##### Stored data #####

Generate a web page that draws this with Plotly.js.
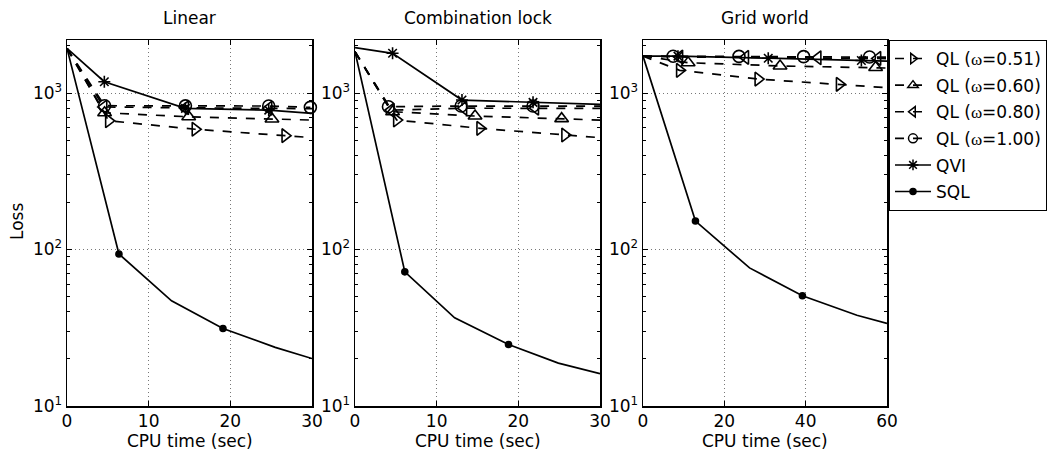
<!DOCTYPE html>
<html>
<head>
<meta charset="utf-8">
<script src="https://cdn.plot.ly/plotly-3.0.1.min.js"></script>
<style>html,body{margin:0;padding:0;background:#fff;}#chart{width:1052px;height:450px;}</style>
</head>
<body>
<div id="chart"></div>
<script>
// ---------- data ----------
var panelTitles = ["Linear", "Combination lock", "Grid world"];
var xTickVals = [[0, 10, 20, 30], [0, 10, 20, 30], [0, 20, 40, 60]];
var xRanges = [[0, 30], [0, 30], [0, 60]];
var xTitle = "CPU time (sec)";
var yTitle = "Loss";
var seriesNames = ["QL (ω=0.51)", "QL (ω=0.60)", "QL (ω=0.80)", "QL (ω=1.00)", "QVI", "SQL"];

// Linear
var lin_t_ql051 = [0, 5.1, 15.7, 26.7, 30];
var lin_ql051 = [1930, 665, 587, 534, 519];
var lin_t_ql060 = [0, 4.6, 14.9, 25.1, 30];
var lin_ql060 = [1930, 748, 705, 682, 672];
var lin_t_ql080 = [0, 4.5, 14.5, 24.7, 30];
var lin_ql080 = [1930, 815, 805, 800, 795];
var lin_t_ql100 = [0, 4.6, 14.5, 24.7, 29.8];
var lin_ql100 = [1930, 830, 828, 826, 810];
var lin_t_qvi = [0, 4.57, 14.5, 24.7, 30];
var lin_qvi = [1930, 1181, 798, 778, 741];
var lin_t_sql = [0, 6.36, 12.8, 19.1, 25.5, 30];
var lin_sql = [1930, 93.7, 47, 31.3, 23.7, 20.1];

// Combination lock
var cmb_t_ql051 = [0, 5.1, 15.3, 25.7, 30];
var cmb_ql051 = [1837, 672, 595, 539, 519];
var cmb_t_ql060 = [0, 4.6, 14.7, 25.3, 30];
var cmb_ql060 = [1837, 760, 713, 686, 672];
var cmb_t_ql080 = [0, 4.4, 13.3, 22.1, 30];
var cmb_ql080 = [1837, 778, 800, 800, 798];
var cmb_t_ql100 = [0, 4.1, 13.0, 21.8, 30];
var cmb_ql100 = [1837, 818, 826, 826, 826];
var cmb_t_qvi = [0, 4.6, 13.1, 21.8, 30];
var cmb_qvi = [1950, 1795, 902, 872, 847];
var cmb_t_sql = [0, 6.1, 12.2, 18.8, 24.9, 30];
var cmb_sql = [1837, 72, 36.6, 24.7, 18.8, 16.1];

// Grid world
var grd_t_ql051 = [0, 9.0, 28.3, 48.3, 60];
var grd_ql051 = [1722, 1397, 1228, 1137, 1082];
var grd_t_ql060 = [0, 11.1, 33.7, 57.2, 60];
var grd_ql060 = [1722, 1563, 1490, 1455, 1445];
var grd_t_ql080 = [0, 9.0, 25.2, 43.0, 57.7, 60];
var grd_ql080 = [1722, 1700, 1690, 1680, 1665, 1660];
var grd_t_ql100 = [0, 7.4, 23.6, 39.5, 55.7, 60];
var grd_ql100 = [1722, 1720, 1715, 1710, 1700, 1695];
var grd_t_qvi = [0, 8.6, 30.8, 53.7, 60];
var grd_qvi = [1722, 1720, 1670, 1615, 1600];
var grd_t_sql = [0, 12.9, 26.2, 39.2, 52.6, 60];
var grd_sql = [1722, 152, 76.3, 50.6, 38, 33.7];

// which points carry a marker (indices into each series)
var markIdx = {
  lin: [[1, 2, 3], [1, 2, 3], [1, 2, 3], [1, 2, 3, 4], [1, 2, 3], [1, 3]],
  cmb: [[1, 2, 3], [1, 2, 3], [1, 2, 3], [1, 2, 3], [1, 2, 3], [1, 3]],
  grd: [[1, 2, 3], [1, 2, 3], [1, 2, 3, 4], [1, 2, 3, 4], [1, 2, 3], [1, 3]]
};

var panels = [
  {key: "lin", t: [lin_t_ql051, lin_t_ql060, lin_t_ql080, lin_t_ql100, lin_t_qvi, lin_t_sql],
   y: [lin_ql051, lin_ql060, lin_ql080, lin_ql100, lin_qvi, lin_sql]},
  {key: "cmb", t: [cmb_t_ql051, cmb_t_ql060, cmb_t_ql080, cmb_t_ql100, cmb_t_qvi, cmb_t_sql],
   y: [cmb_ql051, cmb_ql060, cmb_ql080, cmb_ql100, cmb_qvi, cmb_sql]},
  {key: "grd", t: [grd_t_ql051, grd_t_ql060, grd_t_ql080, grd_t_ql100, grd_t_qvi, grd_t_sql],
   y: [grd_ql051, grd_ql060, grd_ql080, grd_ql100, grd_qvi, grd_sql]}
];

// ---------- styles ----------
var symbols = ["triangle-right-open", "triangle-up-open", "triangle-left-open", "circle-open", "asterisk-open", "circle"];
var msizes = [12, 12, 12, 12, 10, 6];
var dashes = ["dash", "dash", "dash", "dash", "solid", "solid"];
var FONT = "DejaVu Sans, Liberation Sans, Arial, sans-serif";
var FS = 17;

var traces = [];
panels.forEach(function (p, pi) {
  var xa = pi === 0 ? "x" : "x" + (pi + 1);
  var ya = pi === 0 ? "y" : "y" + (pi + 1);
  for (var s = 0; s < 6; s++) {
    traces.push({
      type: "scatter", mode: "lines", x: p.t[s], y: p.y[s], xaxis: xa, yaxis: ya,
      line: {color: "#000", width: 1.7, dash: dashes[s]}, showlegend: false, hoverinfo: "skip", cliponaxis: false
    });
    var idx = markIdx[p.key][s];
    traces.push({
      type: "scatter", mode: "markers", x: idx.map(function (i) { return p.t[s][i]; }),
      y: idx.map(function (i) { return p.y[s][i]; }), xaxis: xa, yaxis: ya,
      marker: {symbol: symbols[s], size: msizes[s], color: "#000", line: {color: "#000", width: 1.6}},
      showlegend: false, hoverinfo: "skip", cliponaxis: false
    });
  }
});
// legend entries
for (var s = 0; s < 6; s++) {
  var nm = seriesNames[s].replace("ω", "<span style=\"font-family:'Liberation Serif',serif\">ω</span>");
  traces.push({
    type: "scatter", mode: "lines+markers", x: [null], y: [null], xaxis: "x", yaxis: "y", name: nm,
    legendgroup: "g" + s,
    line: {color: "#000", width: 1.6, dash: dashes[s]},
    marker: {symbol: symbols[s], size: s === 5 ? 6 : 9, color: "#000", line: {color: "#000", width: 1.5}},
    showlegend: true
  });
}

var xDomains = [[67 / 1052, 312 / 1052], [355 / 1052, 600 / 1052], [643 / 1052, 887 / 1052]];
var yDomain = [1 - 406 / 450, 1 - 40 / 450];

var layout = {
  width: 1052, height: 450,
  margin: {l: 0, r: 0, t: 0, b: 0},
  paper_bgcolor: "#fff", plot_bgcolor: "#fff",
  font: {family: FONT, size: FS, color: "#000"},
  showlegend: true,
  legend: {x: 889 / 1052, y: 1 - 40 / 450, xanchor: "left", yanchor: "top",
    bordercolor: "#000", borderwidth: 1, bgcolor: "#fff", font: {family: FONT, size: 17, color: "#000"},
    itemwidth: 36, tracegroupgap: 1.5},
  annotations: [],
  shapes: []
};

for (var i = 0; i < 3; i++) {
  var xk = i === 0 ? "xaxis" : "xaxis" + (i + 1);
  var yk = i === 0 ? "yaxis" : "yaxis" + (i + 1);
  layout[xk] = {
    domain: xDomains[i], range: xRanges[i], tickvals: xTickVals[i], ticks: "inside", ticklen: 5,
    tickcolor: "#000", showline: true, linecolor: "#000", linewidth: 1.5, mirror: "ticks",
    showgrid: true, gridcolor: "#777", griddash: "1px,3px", gridwidth: 1, zeroline: false,
    ticklabelstandoff: -1,
    tickfont: {family: FONT, size: FS, color: "#000"}, anchor: i === 0 ? "y" : "y" + (i + 1)
  };
  layout[yk] = {
    domain: yDomain, type: "log", range: [1, 3.339], tickvals: [10, 100, 1000],
    ticktext: ["10<sup>1</sup>", "10<sup>2</sup>", "10<sup>3</sup>"],
    ticks: "inside", ticklen: 5, tickcolor: "#000", showline: true, linecolor: "#000", linewidth: 1.5,
    mirror: "ticks", showgrid: true, gridcolor: "#777", griddash: "1px,3px", gridwidth: 1, zeroline: false,
    minor: {ticks: "inside", ticklen: 3, tickcolor: "#000", dtick: "D1", showgrid: false},
    tickfont: {family: FONT, size: FS, color: "#000"}, anchor: i === 0 ? "x" : "x" + (i + 1)
  };
  var xc = (xDomains[i][0] + xDomains[i][1]) / 2;
  layout.annotations.push({
    text: panelTitles[i], xref: "paper", yref: "paper",
    x: xc, y: 1 - 18 / 450, xanchor: "center", yanchor: "middle",
    showarrow: false, font: {family: FONT, size: FS, color: "#000"}
  });
  layout.annotations.push({
    text: xTitle, xref: "paper", yref: "paper",
    x: xc, y: 1 - 441 / 450, xanchor: "center", yanchor: "middle",
    showarrow: false, font: {family: FONT, size: FS, color: "#000"}
  });
}
layout.annotations.push({
  text: yTitle, xref: "paper", yref: "paper", textangle: -90,
  x: 17 / 1052, y: 1 - 222 / 450, xanchor: "center", yanchor: "middle",
  showarrow: false, font: {family: FONT, size: FS, color: "#000"}
});

Plotly.newPlot("chart", traces, layout, {staticPlot: true, displayModeBar: false});
</script>
</body>
</html>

#####

**Task details**: Your task is to reproduce exactly the lines from the start of the data above through the line containing "var lin_sql = [1930, 93.7, 47, 31.3, 23.7, 20.1];", leaving every picture out.

**Answer to this exercise**:
Generate a web page that draws this with Plotly.js.
<!DOCTYPE html>
<html>
<head>
<meta charset="utf-8">
<script src="https://cdn.plot.ly/plotly-3.0.1.min.js"></script>
<style>html,body{margin:0;padding:0;background:#fff;}#chart{width:1052px;height:450px;}</style>
</head>
<body>
<div id="chart"></div>
<script>
// ---------- data ----------
var panelTitles = ["Linear", "Combination lock", "Grid world"];
var xTickVals = [[0, 10, 20, 30], [0, 10, 20, 30], [0, 20, 40, 60]];
var xRanges = [[0, 30], [0, 30], [0, 60]];
var xTitle = "CPU time (sec)";
var yTitle = "Loss";
var seriesNames = ["QL (ω=0.51)", "QL (ω=0.60)", "QL (ω=0.80)", "QL (ω=1.00)", "QVI", "SQL"];

// Linear
var lin_t_ql051 = [0, 5.1, 15.7, 26.7, 30];
var lin_ql051 = [1930, 665, 587, 534, 519];
var lin_t_ql060 = [0, 4.6, 14.9, 25.1, 30];
var lin_ql060 = [1930, 748, 705, 682, 672];
var lin_t_ql080 = [0, 4.5, 14.5, 24.7, 30];
var lin_ql080 = [1930, 815, 805, 800, 795];
var lin_t_ql100 = [0, 4.6, 14.5, 24.7, 29.8];
var lin_ql100 = [1930, 830, 828, 826, 810];
var lin_t_qvi = [0, 4.57, 14.5, 24.7, 30];
var lin_qvi = [1930, 1181, 798, 778, 741];
var lin_t_sql = [0, 6.36, 12.8, 19.1, 25.5, 30];
var lin_sql = [1930, 93.7, 47, 31.3, 23.7, 20.1];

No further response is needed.